Authorized share capital allowed to be increased from ₹828 crore to ₹1,090.39 crore
Lenders are preparing the resolution plan under RBI’s new framework for stressed assets
Mumbai: Stressed mortgage lender Dewan Housing Finance Corp. Ltd (DHFL) on Friday said its board has approved the plan to convert the whole or part of its debt into shares, besides allowing it to increase the authorized share capital from ₹828 crore to ₹1,090.39 crore.
“(The board has approved) conversion of the whole or part of the debt into equity shares or other securities of the company in accordance with the applicable law with the price of such conversion being in line with the applicable laws and which may result in a change in ownership of the company," the company said in a stock exchange filing.
Earlier this month, DHFL had said that its draft resolution plan, which was submitted to the lenders, spares creditors from having to take haircuts on principal payments.
The lenders are now preparing the resolution plan for DHFL under the Reserve Bank of India’s new framework for resolution of stressed assets released on 7 June. According to the central bank’s circular, 75% of lenders by value of the total outstanding credit facilities to a stressed company, and 60% by number must agree for an inter-creditor agreement which will be binding on all lenders.
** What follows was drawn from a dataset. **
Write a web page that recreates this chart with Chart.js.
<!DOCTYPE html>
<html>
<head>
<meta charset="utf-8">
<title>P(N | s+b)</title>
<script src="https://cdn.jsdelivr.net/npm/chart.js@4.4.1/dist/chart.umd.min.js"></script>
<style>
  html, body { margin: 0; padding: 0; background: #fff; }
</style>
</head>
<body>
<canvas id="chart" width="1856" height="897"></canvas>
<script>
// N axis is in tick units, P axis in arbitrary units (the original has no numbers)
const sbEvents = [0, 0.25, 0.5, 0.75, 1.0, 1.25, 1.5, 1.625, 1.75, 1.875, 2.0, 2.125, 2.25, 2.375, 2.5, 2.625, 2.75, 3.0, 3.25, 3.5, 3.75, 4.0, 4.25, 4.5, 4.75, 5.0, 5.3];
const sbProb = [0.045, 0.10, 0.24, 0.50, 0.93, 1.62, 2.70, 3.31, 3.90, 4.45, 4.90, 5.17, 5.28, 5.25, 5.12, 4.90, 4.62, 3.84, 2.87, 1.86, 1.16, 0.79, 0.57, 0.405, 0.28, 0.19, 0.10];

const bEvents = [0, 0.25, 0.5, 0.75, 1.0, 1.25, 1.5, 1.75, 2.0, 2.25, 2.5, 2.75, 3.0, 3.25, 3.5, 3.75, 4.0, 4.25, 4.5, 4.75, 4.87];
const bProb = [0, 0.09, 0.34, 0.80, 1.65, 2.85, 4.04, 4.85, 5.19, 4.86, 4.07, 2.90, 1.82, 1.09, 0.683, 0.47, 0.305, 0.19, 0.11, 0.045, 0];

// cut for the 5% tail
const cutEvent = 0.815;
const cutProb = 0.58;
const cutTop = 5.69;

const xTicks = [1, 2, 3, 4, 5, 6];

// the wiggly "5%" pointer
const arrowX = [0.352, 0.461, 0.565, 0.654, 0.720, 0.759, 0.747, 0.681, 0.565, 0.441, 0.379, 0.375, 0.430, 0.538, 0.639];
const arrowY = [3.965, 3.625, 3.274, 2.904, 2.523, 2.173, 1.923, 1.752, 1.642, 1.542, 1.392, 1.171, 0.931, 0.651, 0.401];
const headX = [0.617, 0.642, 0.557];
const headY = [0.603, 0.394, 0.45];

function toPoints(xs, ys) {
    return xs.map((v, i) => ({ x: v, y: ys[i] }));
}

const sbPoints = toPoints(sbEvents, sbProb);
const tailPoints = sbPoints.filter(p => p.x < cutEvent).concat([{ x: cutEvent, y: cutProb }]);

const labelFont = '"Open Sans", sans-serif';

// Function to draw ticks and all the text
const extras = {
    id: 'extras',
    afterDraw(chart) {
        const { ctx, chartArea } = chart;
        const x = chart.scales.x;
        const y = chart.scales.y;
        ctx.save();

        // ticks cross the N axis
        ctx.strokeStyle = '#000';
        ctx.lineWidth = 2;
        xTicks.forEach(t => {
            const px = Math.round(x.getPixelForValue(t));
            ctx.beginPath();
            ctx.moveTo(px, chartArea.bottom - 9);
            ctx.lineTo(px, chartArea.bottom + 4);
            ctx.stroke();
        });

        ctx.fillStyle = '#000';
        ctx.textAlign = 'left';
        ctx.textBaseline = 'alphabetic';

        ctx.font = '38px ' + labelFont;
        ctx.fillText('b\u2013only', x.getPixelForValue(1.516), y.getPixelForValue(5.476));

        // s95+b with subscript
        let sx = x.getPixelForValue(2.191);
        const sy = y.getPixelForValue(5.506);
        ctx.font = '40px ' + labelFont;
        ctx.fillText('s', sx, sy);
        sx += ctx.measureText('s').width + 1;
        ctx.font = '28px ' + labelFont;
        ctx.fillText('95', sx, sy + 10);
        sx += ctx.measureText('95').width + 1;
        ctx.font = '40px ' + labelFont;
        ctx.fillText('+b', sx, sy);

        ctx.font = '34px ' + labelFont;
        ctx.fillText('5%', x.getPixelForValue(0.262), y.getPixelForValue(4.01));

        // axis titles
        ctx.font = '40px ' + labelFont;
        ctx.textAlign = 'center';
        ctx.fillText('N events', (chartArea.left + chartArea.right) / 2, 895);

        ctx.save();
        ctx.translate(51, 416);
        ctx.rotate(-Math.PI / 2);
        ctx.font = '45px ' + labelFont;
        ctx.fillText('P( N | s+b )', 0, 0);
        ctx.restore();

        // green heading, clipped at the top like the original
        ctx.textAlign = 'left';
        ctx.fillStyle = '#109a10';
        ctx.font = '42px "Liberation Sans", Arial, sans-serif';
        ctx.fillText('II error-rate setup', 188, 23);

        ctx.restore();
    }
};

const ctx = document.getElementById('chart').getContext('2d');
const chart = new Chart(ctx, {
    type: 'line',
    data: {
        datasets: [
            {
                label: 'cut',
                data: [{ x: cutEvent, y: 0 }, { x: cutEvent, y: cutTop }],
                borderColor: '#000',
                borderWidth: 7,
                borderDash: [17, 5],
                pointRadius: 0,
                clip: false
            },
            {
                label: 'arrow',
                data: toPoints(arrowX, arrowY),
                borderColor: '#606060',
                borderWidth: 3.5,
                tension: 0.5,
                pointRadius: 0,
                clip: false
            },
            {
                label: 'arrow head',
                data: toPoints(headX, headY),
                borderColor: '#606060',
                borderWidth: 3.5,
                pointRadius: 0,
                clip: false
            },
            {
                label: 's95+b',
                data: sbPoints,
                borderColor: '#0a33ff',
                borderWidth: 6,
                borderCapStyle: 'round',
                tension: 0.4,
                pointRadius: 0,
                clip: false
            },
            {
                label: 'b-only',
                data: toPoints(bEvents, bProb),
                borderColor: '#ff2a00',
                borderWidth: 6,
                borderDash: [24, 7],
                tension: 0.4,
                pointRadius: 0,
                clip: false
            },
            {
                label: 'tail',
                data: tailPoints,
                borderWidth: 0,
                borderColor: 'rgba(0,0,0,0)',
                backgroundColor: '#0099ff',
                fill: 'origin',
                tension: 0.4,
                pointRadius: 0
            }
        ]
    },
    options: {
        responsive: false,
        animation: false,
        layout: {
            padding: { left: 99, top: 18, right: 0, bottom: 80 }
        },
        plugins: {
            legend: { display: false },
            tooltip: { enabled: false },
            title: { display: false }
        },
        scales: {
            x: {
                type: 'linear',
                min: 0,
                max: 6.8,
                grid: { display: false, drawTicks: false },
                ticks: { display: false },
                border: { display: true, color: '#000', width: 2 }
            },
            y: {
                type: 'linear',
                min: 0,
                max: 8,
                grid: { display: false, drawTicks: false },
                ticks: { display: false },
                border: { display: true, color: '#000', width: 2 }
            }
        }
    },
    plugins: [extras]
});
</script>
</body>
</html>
State Bank of India has an exposure of about ₹10,000 crore to DHFL, the bank’s chairman Rajnish Kumar told shareholders at its annual general meeting in June. The other lenders include Bank of India, Central Bank of India, Andhra Bank, Canara Bank, Punjab National Bank and Corporation Bank.
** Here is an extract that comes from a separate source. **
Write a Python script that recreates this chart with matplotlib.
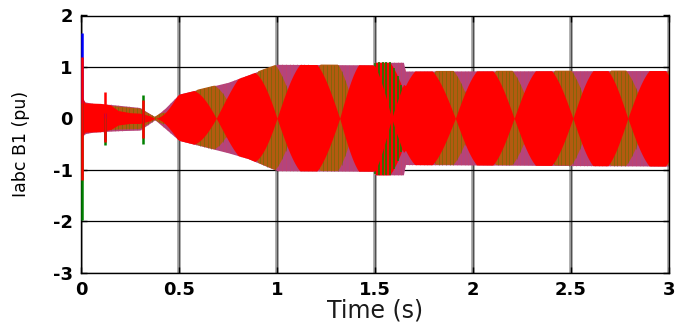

As of last December, DHFL had an outstanding debt of ₹1 trillion—38% bank loans, 47% debt market exposure and 10% through deposits.
DHFL was among the worst hit by the liquidity crisis faced by non-bank lenders after Infrastructure Leasing and Financial Services Ltd defaulted on payments last year. The defaults increased the cost of funds and made it tougher for the shadow lender to borrow from banks and the bond market. Without access to fresh funds, DHFL’s lending business grounded to a halt with no fresh disbursements.
Mint reported on 23 August that lenders are set to declare 65% of loans outstanding to the stressed mortgage lender as unsustainable, as part of a debt settlement plan.
Of the total ₹24,700 crore of unsustainable debt, or the portion of loans that DHFL can’t service through its cash flows, ₹760 crore will be converted into equity at ₹54 per share, while ₹8,740 crore will be recast into unsecured debt that won’t generate any interest payments.
The remaining ₹15,200 crore of unsustainable debt will be converted into 10-year non-convertible debentures with a coupon rate of 6% and will be allocated to its lenders.
The ₹13,300 crore so-called sustainable component of bank loans will receive an annual interest of 8.5% and has to be repaid over eight years. The mortgage lender has a total bank debt of ₹38,000 crore as on 31 December, according to the latest available investor presentation.